[What is needed] Retype these lines and no others: the line holding "Emit a Python", the line holding "10.29, 11.28, 10.84, 11.04, 10.89, 11.33, 11.39, 11.26]", and all lines between them. Pictures stay out.

[Records to process]
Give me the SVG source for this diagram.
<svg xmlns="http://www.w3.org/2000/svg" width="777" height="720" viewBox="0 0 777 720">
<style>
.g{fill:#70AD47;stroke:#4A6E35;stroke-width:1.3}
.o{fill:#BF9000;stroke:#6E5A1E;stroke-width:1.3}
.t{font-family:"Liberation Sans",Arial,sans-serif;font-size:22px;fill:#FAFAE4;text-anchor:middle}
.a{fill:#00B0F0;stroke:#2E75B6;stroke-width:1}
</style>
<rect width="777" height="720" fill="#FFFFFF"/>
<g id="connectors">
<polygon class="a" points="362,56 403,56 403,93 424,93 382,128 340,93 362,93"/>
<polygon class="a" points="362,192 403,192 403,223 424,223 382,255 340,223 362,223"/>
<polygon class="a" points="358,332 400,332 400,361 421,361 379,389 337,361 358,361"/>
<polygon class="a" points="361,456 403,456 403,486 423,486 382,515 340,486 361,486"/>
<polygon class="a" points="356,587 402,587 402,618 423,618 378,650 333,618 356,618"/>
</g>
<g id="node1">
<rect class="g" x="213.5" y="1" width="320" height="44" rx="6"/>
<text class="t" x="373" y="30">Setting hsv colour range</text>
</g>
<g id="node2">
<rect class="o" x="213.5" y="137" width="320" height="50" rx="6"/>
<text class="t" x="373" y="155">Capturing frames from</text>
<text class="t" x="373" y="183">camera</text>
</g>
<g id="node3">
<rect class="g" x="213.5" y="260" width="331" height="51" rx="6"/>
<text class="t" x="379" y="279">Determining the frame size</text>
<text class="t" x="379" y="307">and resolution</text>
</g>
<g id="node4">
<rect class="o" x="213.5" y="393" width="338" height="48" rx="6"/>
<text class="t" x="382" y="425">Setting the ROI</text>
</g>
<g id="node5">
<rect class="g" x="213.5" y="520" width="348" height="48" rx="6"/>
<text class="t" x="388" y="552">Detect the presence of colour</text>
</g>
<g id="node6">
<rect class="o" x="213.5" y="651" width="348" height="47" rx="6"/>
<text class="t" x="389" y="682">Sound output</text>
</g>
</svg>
* * *
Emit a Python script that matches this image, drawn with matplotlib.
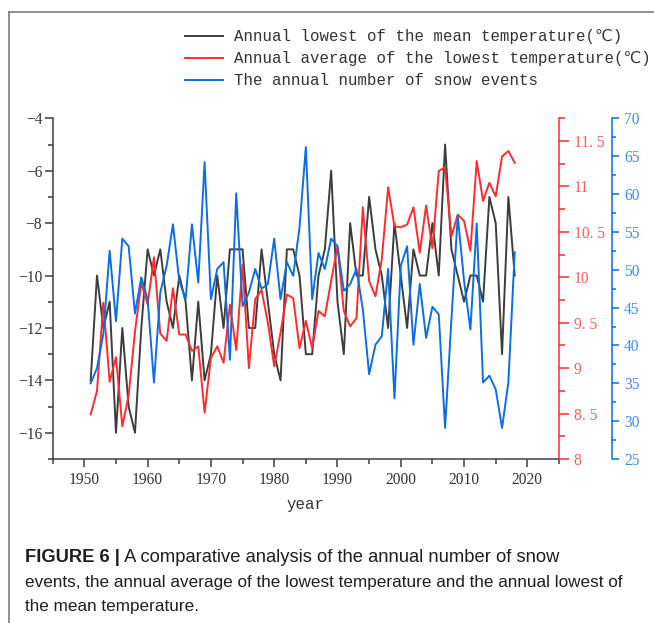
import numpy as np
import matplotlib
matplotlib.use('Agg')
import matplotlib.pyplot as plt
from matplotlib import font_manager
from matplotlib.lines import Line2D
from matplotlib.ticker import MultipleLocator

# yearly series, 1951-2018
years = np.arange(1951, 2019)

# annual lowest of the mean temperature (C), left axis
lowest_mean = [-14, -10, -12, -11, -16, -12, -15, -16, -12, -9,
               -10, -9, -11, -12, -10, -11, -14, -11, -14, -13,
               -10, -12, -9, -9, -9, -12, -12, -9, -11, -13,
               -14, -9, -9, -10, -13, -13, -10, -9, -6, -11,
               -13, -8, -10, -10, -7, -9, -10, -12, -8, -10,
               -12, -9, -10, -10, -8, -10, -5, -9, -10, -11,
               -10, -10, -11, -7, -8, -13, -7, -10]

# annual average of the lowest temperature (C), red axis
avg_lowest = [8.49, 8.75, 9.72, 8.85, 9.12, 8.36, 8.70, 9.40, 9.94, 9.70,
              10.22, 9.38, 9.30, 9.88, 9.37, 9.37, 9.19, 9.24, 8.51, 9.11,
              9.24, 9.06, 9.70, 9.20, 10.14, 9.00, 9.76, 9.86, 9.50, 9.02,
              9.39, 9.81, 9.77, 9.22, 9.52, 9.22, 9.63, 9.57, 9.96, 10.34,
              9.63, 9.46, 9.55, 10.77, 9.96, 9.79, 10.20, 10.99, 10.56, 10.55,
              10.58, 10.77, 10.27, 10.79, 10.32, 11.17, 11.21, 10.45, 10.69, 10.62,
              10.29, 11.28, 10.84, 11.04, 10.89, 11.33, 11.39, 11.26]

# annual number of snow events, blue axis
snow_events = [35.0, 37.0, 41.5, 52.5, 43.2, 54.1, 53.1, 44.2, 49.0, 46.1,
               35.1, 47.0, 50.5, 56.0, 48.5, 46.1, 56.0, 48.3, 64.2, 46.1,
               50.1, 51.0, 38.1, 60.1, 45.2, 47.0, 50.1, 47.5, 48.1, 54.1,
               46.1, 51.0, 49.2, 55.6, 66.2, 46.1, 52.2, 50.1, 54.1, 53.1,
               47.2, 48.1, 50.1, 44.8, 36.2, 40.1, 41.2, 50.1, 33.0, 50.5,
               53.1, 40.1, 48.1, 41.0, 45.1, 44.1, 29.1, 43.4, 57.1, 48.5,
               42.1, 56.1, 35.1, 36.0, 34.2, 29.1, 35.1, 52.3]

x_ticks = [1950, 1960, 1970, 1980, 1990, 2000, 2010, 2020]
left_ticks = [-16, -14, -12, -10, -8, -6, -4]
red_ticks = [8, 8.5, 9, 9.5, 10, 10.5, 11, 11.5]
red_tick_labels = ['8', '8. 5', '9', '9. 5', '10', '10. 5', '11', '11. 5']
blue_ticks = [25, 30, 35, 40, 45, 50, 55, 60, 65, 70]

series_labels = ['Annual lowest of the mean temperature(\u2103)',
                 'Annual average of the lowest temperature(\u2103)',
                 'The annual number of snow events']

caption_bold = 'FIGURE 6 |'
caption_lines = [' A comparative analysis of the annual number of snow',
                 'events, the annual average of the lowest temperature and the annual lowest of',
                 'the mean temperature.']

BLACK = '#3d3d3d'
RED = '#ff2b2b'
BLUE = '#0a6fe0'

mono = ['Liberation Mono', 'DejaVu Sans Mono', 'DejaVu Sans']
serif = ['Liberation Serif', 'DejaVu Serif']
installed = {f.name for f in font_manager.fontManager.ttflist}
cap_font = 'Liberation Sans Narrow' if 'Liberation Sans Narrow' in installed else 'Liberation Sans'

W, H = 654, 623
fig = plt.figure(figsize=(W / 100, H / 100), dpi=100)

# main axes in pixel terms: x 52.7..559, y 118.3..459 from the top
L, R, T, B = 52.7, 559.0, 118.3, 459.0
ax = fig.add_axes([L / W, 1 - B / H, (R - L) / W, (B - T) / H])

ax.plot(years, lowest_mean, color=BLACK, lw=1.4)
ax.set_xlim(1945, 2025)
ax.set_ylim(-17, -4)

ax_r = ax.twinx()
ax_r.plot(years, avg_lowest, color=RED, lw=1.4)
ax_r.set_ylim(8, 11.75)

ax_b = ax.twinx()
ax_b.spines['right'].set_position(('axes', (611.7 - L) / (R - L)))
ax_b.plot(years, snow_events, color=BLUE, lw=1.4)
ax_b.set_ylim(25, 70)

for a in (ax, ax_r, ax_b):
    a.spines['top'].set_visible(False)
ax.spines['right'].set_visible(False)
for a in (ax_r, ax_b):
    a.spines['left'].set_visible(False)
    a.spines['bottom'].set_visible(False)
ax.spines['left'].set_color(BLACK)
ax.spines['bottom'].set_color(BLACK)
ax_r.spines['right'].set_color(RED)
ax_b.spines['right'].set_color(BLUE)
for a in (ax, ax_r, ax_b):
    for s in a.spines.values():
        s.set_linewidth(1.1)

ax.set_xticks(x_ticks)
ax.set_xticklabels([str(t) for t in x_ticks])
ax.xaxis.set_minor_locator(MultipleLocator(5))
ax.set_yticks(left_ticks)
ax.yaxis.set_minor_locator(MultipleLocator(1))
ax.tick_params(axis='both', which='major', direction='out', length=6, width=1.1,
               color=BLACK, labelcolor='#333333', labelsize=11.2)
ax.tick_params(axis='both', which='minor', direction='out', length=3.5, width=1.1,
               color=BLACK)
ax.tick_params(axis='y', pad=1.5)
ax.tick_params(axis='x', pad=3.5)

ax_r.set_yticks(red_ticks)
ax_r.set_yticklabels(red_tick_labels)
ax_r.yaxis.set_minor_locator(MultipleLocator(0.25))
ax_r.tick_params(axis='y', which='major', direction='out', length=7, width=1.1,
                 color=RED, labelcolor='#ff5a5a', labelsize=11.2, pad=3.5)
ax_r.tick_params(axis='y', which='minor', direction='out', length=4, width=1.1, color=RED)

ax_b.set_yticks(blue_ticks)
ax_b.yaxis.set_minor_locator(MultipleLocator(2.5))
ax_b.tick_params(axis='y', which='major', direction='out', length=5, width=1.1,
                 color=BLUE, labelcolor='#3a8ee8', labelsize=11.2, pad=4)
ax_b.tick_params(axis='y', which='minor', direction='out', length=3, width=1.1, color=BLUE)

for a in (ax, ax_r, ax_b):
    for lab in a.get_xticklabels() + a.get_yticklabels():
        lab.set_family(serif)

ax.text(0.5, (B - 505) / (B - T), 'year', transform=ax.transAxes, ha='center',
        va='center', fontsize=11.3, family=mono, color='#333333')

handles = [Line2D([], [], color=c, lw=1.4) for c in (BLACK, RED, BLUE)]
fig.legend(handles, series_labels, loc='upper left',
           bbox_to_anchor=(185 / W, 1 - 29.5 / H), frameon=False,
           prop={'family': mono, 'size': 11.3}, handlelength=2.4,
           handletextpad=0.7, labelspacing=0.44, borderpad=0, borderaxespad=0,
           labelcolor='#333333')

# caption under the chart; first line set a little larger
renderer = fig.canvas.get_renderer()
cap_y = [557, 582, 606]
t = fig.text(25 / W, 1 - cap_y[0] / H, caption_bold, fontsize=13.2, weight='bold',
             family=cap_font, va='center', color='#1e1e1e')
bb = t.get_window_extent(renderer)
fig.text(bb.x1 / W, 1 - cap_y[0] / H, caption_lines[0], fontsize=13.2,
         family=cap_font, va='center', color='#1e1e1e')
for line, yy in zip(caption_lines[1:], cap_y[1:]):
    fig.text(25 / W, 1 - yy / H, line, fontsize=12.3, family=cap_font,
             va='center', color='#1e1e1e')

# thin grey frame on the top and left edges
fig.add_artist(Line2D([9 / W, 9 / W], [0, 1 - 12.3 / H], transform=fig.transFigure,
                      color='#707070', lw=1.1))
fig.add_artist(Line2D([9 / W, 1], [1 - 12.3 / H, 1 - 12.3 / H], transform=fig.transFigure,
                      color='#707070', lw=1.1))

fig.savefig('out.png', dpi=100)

[Written reply]
Emit a Python script that matches this image, drawn with matplotlib.
import numpy as np
import matplotlib
matplotlib.use('Agg')
import matplotlib.pyplot as plt
from matplotlib import font_manager
from matplotlib.lines import Line2D
from matplotlib.ticker import MultipleLocator

# yearly series, 1951-2018
years = np.arange(1951, 2019)

# annual lowest of the mean temperature (C), left axis
lowest_mean = [-14, -10, -12, -11, -16, -12, -15, -16, -12, -9,
               -10, -9, -11, -12, -10, -11, -14, -11, -14, -13,
               -10, -12, -9, -9, -9, -12, -12, -9, -11, -13,
               -14, -9, -9, -10, -13, -13, -10, -9, -6, -11,
               -13, -8, -10, -10, -7, -9, -10, -12, -8, -10,
               -12, -9, -10, -10, -8, -10, -5, -9, -10, -11,
               -10, -10, -11, -7, -8, -13, -7, -10]

# annual average of the lowest temperature (C), red axis
avg_lowest = [8.49, 8.75, 9.72, 8.85, 9.12, 8.36, 8.70, 9.40, 9.94, 9.70,
              10.22, 9.38, 9.30, 9.88, 9.37, 9.37, 9.19, 9.24, 8.51, 9.11,
              9.24, 9.06, 9.70, 9.20, 10.14, 9.00, 9.76, 9.86, 9.50, 9.02,
              9.39, 9.81, 9.77, 9.22, 9.52, 9.22, 9.63, 9.57, 9.96, 10.34,
              9.63, 9.46, 9.55, 10.77, 9.96, 9.79, 10.20, 10.99, 10.56, 10.55,
              10.58, 10.77, 10.27, 10.79, 10.32, 11.17, 11.21, 10.45, 10.69, 10.62,
              10.29, 11.28, 10.84, 11.04, 10.89, 11.33, 11.39, 11.26]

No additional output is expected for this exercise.